President Rajapaksa is married to Shiranthi Rajapaksa and has three sons.
-Education/ Early life
Born in Weeraketiya in the deep south, November 18, 1945, Rajapaksa schooled at Richmond College, Galle, later shifting to Nalanda College and Thurstan College Colombo. In 1974 he passed out as an Attorney-at-Law from the Colombo Law College and took his place at the bar, with a special interest in human rights.
Throughout his parliamentary career, except for the period from 1994-2001 when he was a minister, he continued his law practice in Tangalle, to whose development Rajapaksa has a great commitment.
Loyalty to principle and party has been the hallmark of Rajapaksa’s political philosophy. Loyalty was, what his father, was especially remembered for. When the SLFP’s founder S.W.R.D. Bandaranaike, left the UNP to form the SLFP in 1951, all his promised allies had abandoned him, but for D.A. Rajapaksa, who crossed over with him.
– Early political life
Mahinda Rajapaksa was first elected to Parliament as an SLFP member, from the Beliatta seat in 1970. At just 24 years of age at the time, he was the youngest member of the House. His father, D.A. Rajapaksa represented the same seat from 1947 to 1965.
He lost his parliamentary seat in the landslide victory of the UNP in 1977. In 1989 he was re-elected to Parliament to represent Hambantota District under Proportional Representation.
From the start of his career, Rajapaksa adopted a centre-left political stance, identifying himself with labour rights and becoming a champion of human rights. He was a leading member of the Parliamentarians for Human Rights.
He came into prominence as a leader, together with Dr. Manorani Saravanamuttu, of the Mothers Front, which organized the mothers of the “disappeared” in the white terror of 1988-90. The Visva Bharati University of Calcutta in India conferred on him the title Professor Emeritus for his record on human rights.
He has been the President of the Sri Lankan Committee for Solidarity with Palestine for the past 25 years and has always maintained a close interest in finding a peaceful solution to the Middle East problem within the framework of a sovereign Palestinian state.
Rajapaksa was Minister for Labour and for Fisheries in President Kumaratunga’s Cabinet from 1994 to 2001. As the Minister of Fisheries he started a University for Oceanography and established a Coastal Guard Unit.
As Minister of Labour he drafted and presented the Worker’s Charter, the first in Sri Lanka, which was not implemented by the Kumaratunga administration.
He also held the Portfolio of the Ports and Shipping in addition to Fisheries, for three months. During this period he initiated work for the construction of a new harbour at Hambantota.
In March 2002 Rajapaksa was elected Leader of the Opposition.
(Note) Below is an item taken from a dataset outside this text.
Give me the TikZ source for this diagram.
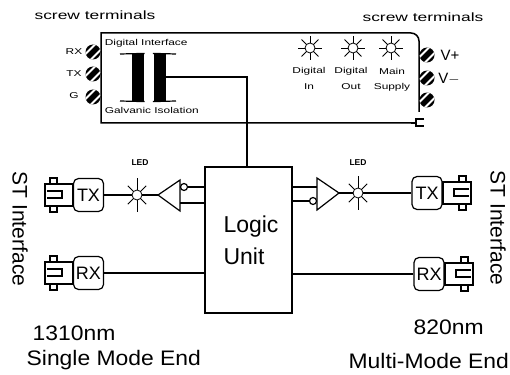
\documentclass[tikz,border=0pt]{standalone}
\usepackage{fontspec}
\setmainfont{Liberation Sans}
\tikzset{
  bigtext/.style={font=\fontsize{21}{24}\selectfont,inner sep=0pt},
  widetext/.style={bigtext,xscale=1.09,transform shape},
  smalltext/.style={font=\fontsize{8.5}{10}\selectfont,inner sep=0pt,xscale=1.4,transform shape},
  headtext/.style={font=\fontsize{12}{14}\selectfont,inner sep=0pt,xscale=1.45,transform shape},
  ledtext/.style={font=\fontsize{8.5}{10}\selectfont\bfseries,inner sep=0pt},
  fibrebox/.style={draw,line width=1.2pt,rounded corners=5pt,minimum width=30pt,minimum height=33pt,inner sep=0pt,font=\fontsize{18}{20}\selectfont},
  ledcore/.style={draw,circle,line width=0.8pt,minimum size=10pt,inner sep=0pt},
  coilbar/.style={fill=black,inner sep=0pt,minimum width=12pt,minimum height=47pt},
  screw/.pic={
    \fill (0,0) circle (7.5);
    \clip (0,0) circle (7.5);
    \draw[white,line width=1.8pt] (-9,3.5)--(3.5,-9);
    \draw[white,line width=1.8pt] (-3.5,9)--(9,-3.5);
  },
  fibreend/.pic={
    \draw[line width=1.2pt] (0,-11) rectangle (28,11);
    \draw[line width=1.2pt] (16,-11) rectangle (23,-17);
    \draw[line width=1.2pt] (16,11) rectangle (23,17);
    \draw[line width=1.2pt] (26,-4)--(11,-4)--(11,3)--(26,3);
  },
  ledrays/.pic={
    \foreach \a in {0,45,...,315} \draw[line width=0.9pt] (\a:5)--(\a:12);
  },
  ledlong/.pic={
    \foreach \a in {45,135,225,315} \draw[line width=0.9pt] (\a:5)--(\a:13);
    \draw[line width=0.9pt] (0,-17)--(0,-5);
    \draw[line width=0.9pt] (0,5)--(0,17);
  }
}
\begin{document}
\begin{tikzpicture}[x=1pt,y=-1pt,line width=1.2pt]
  \useasboundingbox (0,0) rectangle (510,374);
  \node[headtext] (termleft) at (95,15) {screw terminals};
  \node[headtext] (termright) at (423,17) {screw terminals};
  \coordinate (plug) at (416,123);
  \draw[line width=1.5pt] (plug)--(101,123)--(101,33)--(411,33) to[out=0,in=90] (419,41)--(419,112);
  \draw[line width=2.4pt] (plug)--(411,123);
  \draw[line width=1.3pt] (424,119)--(416,119)--(416,126)--(424,126);
  \pic at (93,52) {screw};
  \pic at (93,74) {screw};
  \pic at (93,97) {screw};
  \pic at (427,55) {screw};
  \pic at (427,78) {screw};
  \pic at (427,100) {screw};
  \node[smalltext] (rxpin) at (74,52) {RX};
  \node[smalltext] (txpin) at (74,74) {TX};
  \node[smalltext] (gpin) at (74,96) {G};
  \node[font=\fontsize{15}{17}\selectfont,inner sep=0pt] (vplus) at (450,55) {V+};
  \node[font=\fontsize{15}{17}\selectfont,inner sep=0pt] (vminus) at (449,79) {V$-$};
  \node[smalltext,anchor=west] (digiface) at (104,43) {Digital Interface};
  \node[smalltext,anchor=west] (galiso) at (104,110) {Galvanic Isolation};
  \node[coilbar] (barleft) at (138,77.5) {};
  \node[coilbar] (barright) at (159.5,77.5) {};
  \draw (120,54)--(barleft.north east);
  \draw (120,101)--(barleft.south east);
  \draw (barright.north west)--(176,54);
  \draw (barright.south west)--(176,101);
  \node[ledcore] (leddigin) at (310,48) {};
  \node[ledcore] (leddigout) at (353,48) {};
  \node[ledcore] (ledmain) at (391,48) {};
  \pic at (leddigin) {ledrays};
  \pic at (leddigout) {ledrays};
  \pic at (ledmain) {ledrays};
  \node[smalltext] (digin) at (309,71) {Digital};
  \node[smalltext] (digintwo) at (309,87) {In};
  \node[smalltext] (digout) at (351,71) {Digital};
  \node[smalltext] (digouttwo) at (351,87) {Out};
  \node[smalltext] (mainsup) at (392,71) {Main};
  \node[smalltext] (mainsuptwo) at (392,87) {Supply};
  \node[draw,line width=1.4pt,minimum width=87pt,minimum height=146pt,inner sep=0pt,align=left,font=\fontsize{23}{32}\selectfont] (logic) at (248.5,240) {\hspace*{5pt}Logic\\\hspace*{5pt}Unit};
  \coordinate (logtop) at (247,167);
  \draw (barright.east |- 0,77) -| (logtop);
  \node[fibrebox] (txleft) at (88.5,195) {TX};
  \node[fibrebox] (rxleft) at (88.5,273) {RX};
  \node[fibrebox] (txright) at (427,193) {TX};
  \node[fibrebox] (rxright) at (429,274) {RX};
  \pic[xscale=-1] at (73,195) {fibreend};
  \pic[xscale=-1] at (73,273) {fibreend};
  \pic at (443,193) {fibreend};
  \pic at (445,274) {fibreend};
  \node[ledcore] (ledleft) at (137,195) {};
  \node[ledcore] (ledright) at (358,193) {};
  \pic at (ledleft) {ledlong};
  \pic at (ledright) {ledlong};
  \node[ledtext] (ledlabl) at (140,163) {LED};
  \node[ledtext] (ledlabr) at (358,163) {LED};
  \coordinate (buflefttip) at (158,195);
  \coordinate (bufrighttip) at (339,193);
  \draw (buflefttip)--(180,180)--(180,211)--cycle;
  \draw (bufrighttip)--(317,178)--(317,210)--cycle;
  \node[draw,circle,minimum size=7pt,inner sep=0pt] (bubleft) at (184,187) {};
  \node[draw,circle,minimum size=7pt,inner sep=0pt] (bubright) at (313,201) {};
  \draw (txleft)--(ledleft);
  \draw (ledleft)--(buflefttip);
  \draw (bufrighttip)--(ledright);
  \draw (ledright)--(txright);
  \draw (bubleft)--(bubleft -| logic.west);
  \draw (180,203)--(logic.west |- 0,203);
  \draw (logic.east |- 0,187)--(317,187);
  \draw (logic.east |- bubright)--(bubright);
  \draw (rxleft)--(logic.west |- rxleft);
  \draw (rxright)--(logic.east |- rxright);
  \node[bigtext,rotate=-90] (stleft) at (20,229) {ST Interface};
  \node[bigtext,rotate=-90] (stright) at (498,228) {ST Interface};
  \node[widetext,anchor=west] (nmleft) at (32,333) {1310nm};
  \node[widetext,anchor=west] (modeleft) at (26,360) {Single Mode End};
  \node[widetext,anchor=west] (nmright) at (413,327) {820nm};
  \node[widetext,anchor=west] (moderight) at (348,361) {Multi-Mode End};
\end{tikzpicture}
\end{document}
After the elections of April 2004 in which the United People’s Freedom Alliance was victorious, President Chandrika Kumaratunga appointed Mahinda Rajapaksa as the country’s 13th Prime Minister on April 6, 2004.
For the November 2005 Presidential election Mahinda Rajapaksa was chosen as the Presidential Candidate of the Sri Lanka Freedom Party for the election held on 17 November 2005, when his candidature was approved by 25 political parties and people’s movements.
Mahinda Rajapaksa was sworn in as the fifth Executive President of the Socialist Republic of Sri Lanka on the 19th of November 2005, after being elected President with a majority that endorsed his manifesto in a closely contested and peaceful election.